# Description of the task
State the number of lines where "this" appears. Add nothing else.

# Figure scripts
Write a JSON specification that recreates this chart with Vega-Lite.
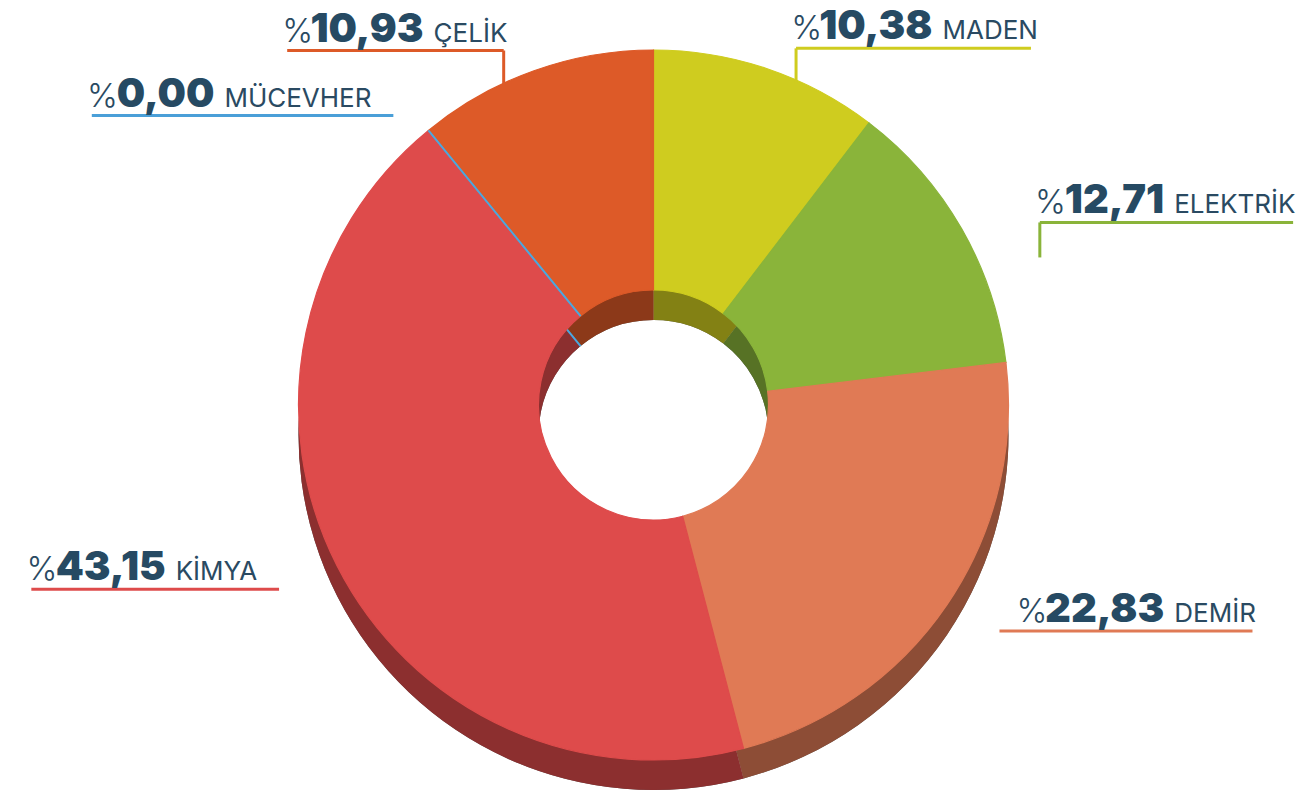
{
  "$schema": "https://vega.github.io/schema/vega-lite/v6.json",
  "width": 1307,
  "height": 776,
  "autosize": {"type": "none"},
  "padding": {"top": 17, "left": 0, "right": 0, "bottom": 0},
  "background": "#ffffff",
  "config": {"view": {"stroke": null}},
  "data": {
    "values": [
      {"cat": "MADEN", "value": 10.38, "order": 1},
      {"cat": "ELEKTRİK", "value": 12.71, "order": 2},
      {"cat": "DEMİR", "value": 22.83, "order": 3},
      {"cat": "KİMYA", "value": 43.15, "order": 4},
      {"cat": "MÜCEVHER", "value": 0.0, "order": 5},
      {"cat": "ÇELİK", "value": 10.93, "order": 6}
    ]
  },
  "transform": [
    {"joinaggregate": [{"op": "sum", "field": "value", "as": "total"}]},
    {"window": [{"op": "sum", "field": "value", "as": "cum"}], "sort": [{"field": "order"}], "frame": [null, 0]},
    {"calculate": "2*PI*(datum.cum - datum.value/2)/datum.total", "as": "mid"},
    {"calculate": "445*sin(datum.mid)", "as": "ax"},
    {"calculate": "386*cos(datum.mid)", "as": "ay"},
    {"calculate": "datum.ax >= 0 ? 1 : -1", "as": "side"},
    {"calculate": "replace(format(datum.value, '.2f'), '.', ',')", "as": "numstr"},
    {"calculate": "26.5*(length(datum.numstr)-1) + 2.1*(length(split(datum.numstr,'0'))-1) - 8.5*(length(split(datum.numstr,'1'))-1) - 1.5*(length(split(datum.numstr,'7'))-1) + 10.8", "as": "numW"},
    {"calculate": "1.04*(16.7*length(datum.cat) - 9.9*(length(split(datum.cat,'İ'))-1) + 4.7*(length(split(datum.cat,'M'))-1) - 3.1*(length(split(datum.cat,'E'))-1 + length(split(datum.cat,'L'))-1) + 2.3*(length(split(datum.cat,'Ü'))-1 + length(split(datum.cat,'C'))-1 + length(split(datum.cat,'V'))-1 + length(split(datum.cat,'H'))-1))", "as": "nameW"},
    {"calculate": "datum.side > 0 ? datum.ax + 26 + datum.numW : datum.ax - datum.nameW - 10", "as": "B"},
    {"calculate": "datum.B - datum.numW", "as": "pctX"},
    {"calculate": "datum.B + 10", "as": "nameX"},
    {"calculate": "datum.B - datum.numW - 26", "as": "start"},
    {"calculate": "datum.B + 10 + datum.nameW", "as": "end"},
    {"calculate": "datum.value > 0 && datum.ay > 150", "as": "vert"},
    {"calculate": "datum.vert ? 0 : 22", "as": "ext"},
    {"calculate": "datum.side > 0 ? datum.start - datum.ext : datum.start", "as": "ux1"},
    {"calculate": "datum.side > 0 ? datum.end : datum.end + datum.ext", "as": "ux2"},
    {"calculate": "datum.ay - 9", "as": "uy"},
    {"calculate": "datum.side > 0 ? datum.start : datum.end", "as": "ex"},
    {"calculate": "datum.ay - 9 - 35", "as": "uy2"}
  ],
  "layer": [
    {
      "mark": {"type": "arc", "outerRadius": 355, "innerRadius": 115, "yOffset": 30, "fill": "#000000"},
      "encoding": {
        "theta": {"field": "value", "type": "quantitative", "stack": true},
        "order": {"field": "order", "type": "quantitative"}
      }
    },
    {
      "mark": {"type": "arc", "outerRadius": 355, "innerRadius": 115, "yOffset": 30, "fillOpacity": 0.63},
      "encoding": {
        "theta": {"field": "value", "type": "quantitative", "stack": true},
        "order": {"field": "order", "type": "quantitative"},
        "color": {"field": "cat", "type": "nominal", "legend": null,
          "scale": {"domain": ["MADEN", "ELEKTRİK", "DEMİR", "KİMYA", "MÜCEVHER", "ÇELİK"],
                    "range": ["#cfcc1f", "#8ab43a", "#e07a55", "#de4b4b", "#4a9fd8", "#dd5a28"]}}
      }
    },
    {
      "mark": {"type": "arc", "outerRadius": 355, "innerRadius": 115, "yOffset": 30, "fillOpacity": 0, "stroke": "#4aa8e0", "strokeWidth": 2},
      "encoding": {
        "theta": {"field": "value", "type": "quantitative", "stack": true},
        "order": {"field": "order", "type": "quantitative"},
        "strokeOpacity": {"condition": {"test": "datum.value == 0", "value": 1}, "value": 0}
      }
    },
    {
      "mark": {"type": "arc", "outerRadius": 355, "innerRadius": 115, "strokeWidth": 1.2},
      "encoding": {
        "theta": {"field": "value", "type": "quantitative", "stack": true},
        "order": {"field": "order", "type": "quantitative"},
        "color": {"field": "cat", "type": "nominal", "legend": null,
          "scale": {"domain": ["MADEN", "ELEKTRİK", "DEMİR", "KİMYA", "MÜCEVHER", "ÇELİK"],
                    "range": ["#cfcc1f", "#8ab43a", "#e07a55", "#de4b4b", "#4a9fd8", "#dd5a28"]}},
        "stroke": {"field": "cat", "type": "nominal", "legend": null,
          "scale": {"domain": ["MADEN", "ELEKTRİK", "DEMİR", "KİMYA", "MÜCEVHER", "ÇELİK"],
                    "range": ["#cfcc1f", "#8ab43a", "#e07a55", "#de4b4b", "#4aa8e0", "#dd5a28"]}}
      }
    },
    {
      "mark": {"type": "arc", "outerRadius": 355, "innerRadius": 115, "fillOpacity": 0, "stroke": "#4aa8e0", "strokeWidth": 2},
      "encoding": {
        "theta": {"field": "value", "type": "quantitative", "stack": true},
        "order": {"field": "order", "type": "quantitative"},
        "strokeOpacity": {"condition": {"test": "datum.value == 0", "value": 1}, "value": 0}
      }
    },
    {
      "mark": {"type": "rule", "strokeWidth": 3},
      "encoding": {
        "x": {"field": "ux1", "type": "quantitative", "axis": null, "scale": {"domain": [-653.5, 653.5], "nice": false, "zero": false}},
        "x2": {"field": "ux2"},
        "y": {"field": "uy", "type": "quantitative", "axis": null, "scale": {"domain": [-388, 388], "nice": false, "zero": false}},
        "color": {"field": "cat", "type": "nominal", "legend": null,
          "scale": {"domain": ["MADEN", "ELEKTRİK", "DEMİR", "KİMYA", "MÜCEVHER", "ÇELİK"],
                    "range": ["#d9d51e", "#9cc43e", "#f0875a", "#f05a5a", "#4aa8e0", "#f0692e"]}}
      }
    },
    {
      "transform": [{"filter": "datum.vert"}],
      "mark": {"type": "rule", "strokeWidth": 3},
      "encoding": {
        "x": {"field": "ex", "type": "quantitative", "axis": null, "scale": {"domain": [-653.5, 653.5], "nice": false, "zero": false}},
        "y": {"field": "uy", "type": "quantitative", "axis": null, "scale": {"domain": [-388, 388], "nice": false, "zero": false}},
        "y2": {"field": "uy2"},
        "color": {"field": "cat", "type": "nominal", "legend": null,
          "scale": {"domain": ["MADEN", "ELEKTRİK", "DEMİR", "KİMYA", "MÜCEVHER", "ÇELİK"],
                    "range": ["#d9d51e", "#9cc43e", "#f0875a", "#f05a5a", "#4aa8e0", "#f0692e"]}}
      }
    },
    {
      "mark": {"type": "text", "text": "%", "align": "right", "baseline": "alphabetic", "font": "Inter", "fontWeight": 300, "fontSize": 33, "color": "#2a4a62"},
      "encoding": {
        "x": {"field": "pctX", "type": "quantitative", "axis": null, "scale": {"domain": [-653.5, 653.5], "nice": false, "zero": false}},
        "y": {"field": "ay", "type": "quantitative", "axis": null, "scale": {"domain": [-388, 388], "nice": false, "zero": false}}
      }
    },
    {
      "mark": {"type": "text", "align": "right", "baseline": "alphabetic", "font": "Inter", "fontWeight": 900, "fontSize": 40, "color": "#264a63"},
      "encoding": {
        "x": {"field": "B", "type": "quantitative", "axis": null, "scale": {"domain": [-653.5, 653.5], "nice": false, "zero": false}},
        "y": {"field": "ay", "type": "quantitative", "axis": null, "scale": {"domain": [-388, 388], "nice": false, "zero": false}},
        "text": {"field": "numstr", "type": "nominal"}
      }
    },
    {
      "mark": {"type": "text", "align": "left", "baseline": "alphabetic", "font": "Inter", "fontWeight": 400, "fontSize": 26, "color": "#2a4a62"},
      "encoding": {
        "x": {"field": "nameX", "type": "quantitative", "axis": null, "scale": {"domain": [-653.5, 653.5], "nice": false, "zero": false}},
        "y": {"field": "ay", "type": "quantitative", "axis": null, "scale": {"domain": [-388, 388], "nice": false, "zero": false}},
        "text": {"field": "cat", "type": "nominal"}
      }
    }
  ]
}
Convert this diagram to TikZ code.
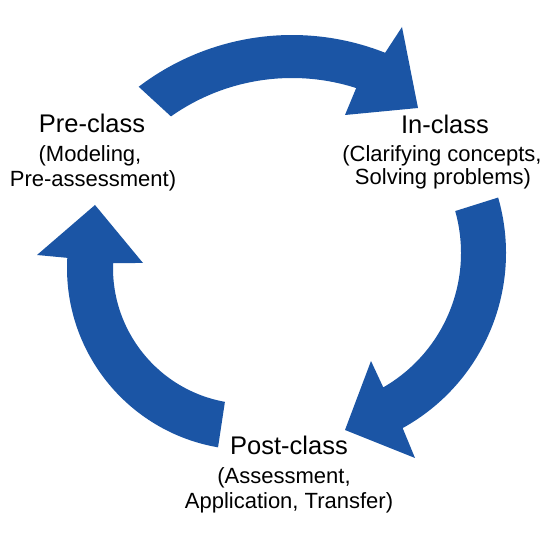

# Exercise output
2